Ever try having a different Thanksgiving meal? Ever since I was a little kid, sitting around Grandma Still’s dining room table, my Thanksgiving meals have been the same: turkey, stuffing, mashed potatoes and turnips, green bean casserole, cranberry sauce, celery stuffed with cream cheese, carrot sticks, pumpkin and mincemeat pies.
Every Thanksgiving was the same. After Mom got us four kids all dressed up, we went to Grandma’s house. On Long Island, that wasn’t exactly over the river and through the woods. More like over the railroad tracks and through the traffic.
Grandma’s was a back-door house, so our arrival was into the kitchen, where things were bubbling on the stove. Her red and black tile floor was shining, the metal cabinets squeaky white and the sun brightened it all through the bay windows.
While Mom and Grandma tended to the bubbling things, we kids watched the Macy’s Thanksgiving Day Parade on TV. Sometimes we knew people who were marching in the parade, so we stayed glued to the set to see them.
About a half-hour before dinner, my Aunt Clara and Uncle Bob arrived with my cousin, Joann. Aunt Clara always cooked the turkey at her house, a few blocks away. The reason given was that it saved Grandma the work of lifting the huge bird in and out of the oven. Knowing Aunt Clara, a strong-willed German who never lost any of her accent, she probably wanted to make sure that bird was cooked right. It was always perfect and delicious.
At dinnertime, the “youngsters” had to sit at a card table set up in the next room. We hated that. It was a rite-of-passage when we got old enough (12 or 13) to sit with the big people at the elegantly-set table in the dining room. Grandma had a lace tablecloth, fine china, silverware and crystal that she used only once a year.

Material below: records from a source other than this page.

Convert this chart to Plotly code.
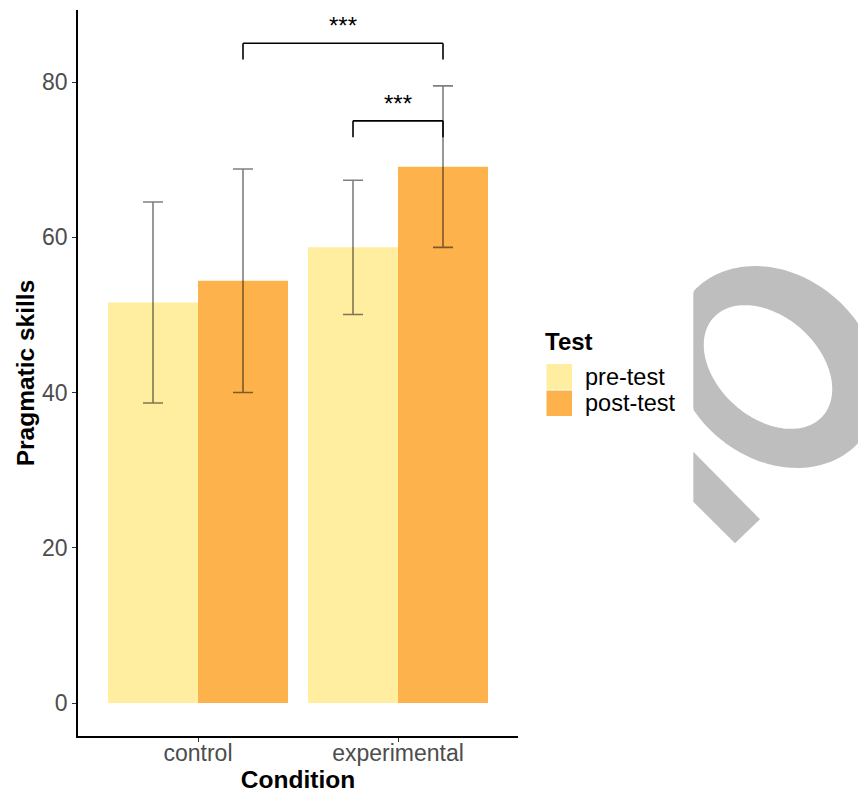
import numpy as np
import plotly.graph_objects as go

# ---- data -------------------------------------------------------------
conditions = ["control", "experimental"]
tests = ["pre-test", "post-test"]
pre_mean = [51.6, 58.7]
pre_sd = [12.95, 8.65]
post_mean = [54.4, 69.1]
post_sd = [14.4, 10.4]
fill_colors = ["#FFEDA0", "#FEB24C"]

# significance brackets: (left bar, right bar, height, label)
# bar position = condition index + dodge (-0.225 pre, +0.225 post)
bracket_left = [0.225, 0.775]
bracket_right = [1.225, 1.225]
bracket_y = [85.0, 75.0]
bracket_labels = ["***", "***"]
tip_length = 2.1

# ---- canvas geometry --------------------------------------------------
W, H = 858, 796
ML, MR, MT, MB = 78, 340, 10, 60
PW, PH = W - ML - MR, H - MT - MB


def px(x):
    return (x - ML) / PW


def py(y):
    return 1 - (y - MT) / PH


FONT = "Liberation Sans, Arial, sans-serif"

fig = go.Figure()
for name, means, sds, col in zip(tests, [pre_mean, post_mean], [pre_sd, post_sd], fill_colors):
    fig.add_trace(go.Bar(
        x=conditions, y=means, name=name, marker=dict(color=col, line=dict(width=0)),
        error_y=dict(type="data", array=sds, visible=True, color="rgba(0,0,0,0.5)",
                     thickness=1.6, width=10),
        showlegend=False,
    ))

shapes = []
annotations = []

# brackets
for xl, xr, yb, lab in zip(bracket_left, bracket_right, bracket_y, bracket_labels):
    line = dict(color="black", width=1.6)
    shapes.append(dict(type="line", xref="x", yref="y", x0=xl, x1=xr, y0=yb, y1=yb, line=line))
    shapes.append(dict(type="line", xref="x", yref="y", x0=xl, x1=xl, y0=yb, y1=yb - tip_length, line=line))
    shapes.append(dict(type="line", xref="x", yref="y", x0=xr, x1=xr, y0=yb, y1=yb - tip_length, line=line))
    annotations.append(dict(x=(xl + xr) / 2, y=yb, xref="x", yref="y", text=lab, showarrow=False,
                            yanchor="bottom", yshift=2, font=dict(family=FONT, size=24, color="black")))

# legend drawn by hand: title, keys, labels
annotations.append(dict(x=px(543), y=py(341), xref="paper", yref="paper", text="<b>Test</b>",
                        showarrow=False, xanchor="left", yanchor="middle",
                        font=dict(family=FONT, size=24, color="black")))
key_tops = [364, 390.5]
for top, name, col in zip(key_tops, tests, fill_colors):
    shapes.append(dict(type="rect", xref="paper", yref="paper", x0=px(546.5), x1=px(572),
                       y0=py(top), y1=py(top + 25.5), fillcolor=col, line=dict(width=0)))
    annotations.append(dict(x=px(583), y=py(top + 13), xref="paper", yref="paper", text=name,
                            showarrow=False, xanchor="left", yanchor="middle",
                            font=dict(family=FONT, size=23.5, color="black")))

# grey ring-and-tail mark on the right
def ellipse(cx, cy, a, b, theta_deg, n=180, reverse=False):
    t = np.linspace(0, 2 * np.pi, n)
    if reverse:
        t = t[::-1]
    th = np.deg2rad(theta_deg)
    xs = cx + a * np.cos(t) * np.cos(th) - b * np.sin(t) * np.sin(th)
    ys = cy + a * np.cos(t) * np.sin(th) + b * np.sin(t) * np.cos(th)
    return xs, ys


def to_path(xs, ys):
    pts = [f"{px(x):.5f},{py(y):.5f}" for x, y in zip(xs, ys)]
    return "M " + " L ".join(pts) + " Z"


ox, oy = ellipse(776, 367, 112, 91, 42)
ox = np.maximum(ox, 693.3)
ix, iy = ellipse(768, 367, 73.5, 50.5, 42, reverse=True)
ring_path = to_path(ox, oy) + " " + to_path(ix, iy)
shapes.append(dict(type="path", xref="paper", yref="paper", path=ring_path,
                   fillcolor="#BEBEBE", line=dict(width=0), fillrule="evenodd", layer="above"))
tail_x = [693.3, 693.3, 735, 760]
tail_y = [451.7, 501.7, 543.3, 519.3]
shapes.append(dict(type="path", xref="paper", yref="paper", path=to_path(tail_x, tail_y),
                   fillcolor="#BEBEBE", line=dict(width=0), layer="above"))

fig.update_layout(
    width=W, height=H,
    margin=dict(l=ML, r=MR, t=MT, b=MB, autoexpand=False),
    paper_bgcolor="white", plot_bgcolor="white",
    barmode="group", bargap=0.1, bargroupgap=0,
    shapes=shapes, annotations=annotations,
    font=dict(family=FONT),
)
fig.update_xaxes(
    type="category", range=[-0.6, 1.6], showline=True, linecolor="black", linewidth=1.5,
    ticks="outside", ticklen=4, tickcolor="#333333", tickwidth=1, ticklabelstandoff=-8,
    tickfont=dict(family=FONT, size=23, color="#4D4D4D"), showgrid=False, zeroline=False,
    title=dict(text="<b>Condition</b>", font=dict(family=FONT, size=24.5, color="black"), standoff=5),
)
fig.update_yaxes(
    range=[-4.25, 89.28], tickvals=[0, 20, 40, 60, 80], showline=True, linecolor="black",
    linewidth=1.5, ticks="outside", ticklen=4, tickcolor="#333333", tickwidth=1,
    tickfont=dict(family=FONT, size=23, color="#4D4D4D"), showgrid=False, zeroline=False,
    title=dict(text="<b>Pragmatic skills</b>", font=dict(family=FONT, size=24.5, color="black"), standoff=0),
)

fig.write_html("out.html")
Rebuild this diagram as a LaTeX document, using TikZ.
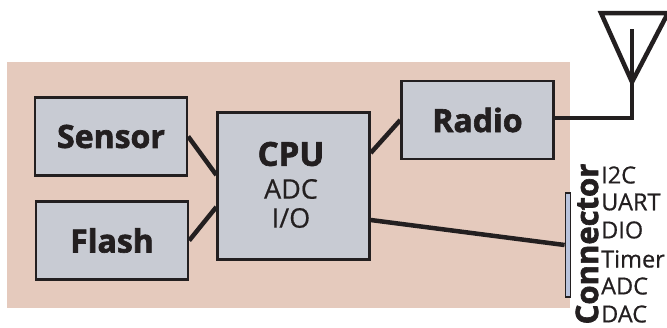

At other times when we visited, I loved to sneak open the drawer of the sideboard that held the silver. The drawer was lined with a velvet-like fabric and it all smelled musty-rich. Grandma must have treasured her dining room set, with its china cabinet, sideboard, large table and padded chairs. She and my grandfather had bought the house right before the Great Depression, so it was probably many years before they could afford good furniture.
Though my grandmother always called it turnip, the orange in the mashed potatoes is actually rutabaga, I discovered when I began cooking my own Thanksgiving meal. How did that tradition start? I don’t know. But I insist on keeping it, even though that rutabaga is hard as a locust post and I still haven’t come up with an easy way to cut it. Maybe if I stayed in the kitchen instead of watching the parade, I would have learned a great secret. In recent years, I’ve been whacking it with the really sharp meat cleaver, like splitting firewood, making loud karate sounds with each strike.
We eat my family’s traditional meal rather than the husband’s because after marrying we always had Thanksgiving with my grandmother and mother, along with my siblings. As Jehovah’s Witnesses, it was the only holiday Grandma and Mom observed, and they thoroughly enjoyed it.
So my kids grew up with the same meal as me. One year I decided to make a completely different Thanksgiving, one I found in a Better Homes & Gardens magazine, with cornbread stuffing and asparagus and peas or something. Everyone hated it and told me to never ever change the menu again.
The only adjustment I’ve made is the stuffing, which I learned to make from the husband’s grandmother. She taught me to simmer the giblets with the onion and celery for an hour, then take out the giblets and add butter, letting it liquify with the broth. When the giblets cool, dice them tiny and add them back in. Then mix all that with the stuffing mix (I use Pepperidge Farm herb-seasoned crumbs) and stuff the bird. Mmmm.
Living so far away in Virginia, after Grandma’s house was sold I got only a few items. But what I do have is from Thanksgiving. I’ve got the lead crystal dish in which she served the raw vegetables, the crystal wine glasses and the lace tablecloth.
With the kids grown up now, and family scattered all over the world, the faces at the Thanksgiving table change from year to year, but the meal never does. And somehow, in a world that’s vastly different than the one I grew up in, that is comforting.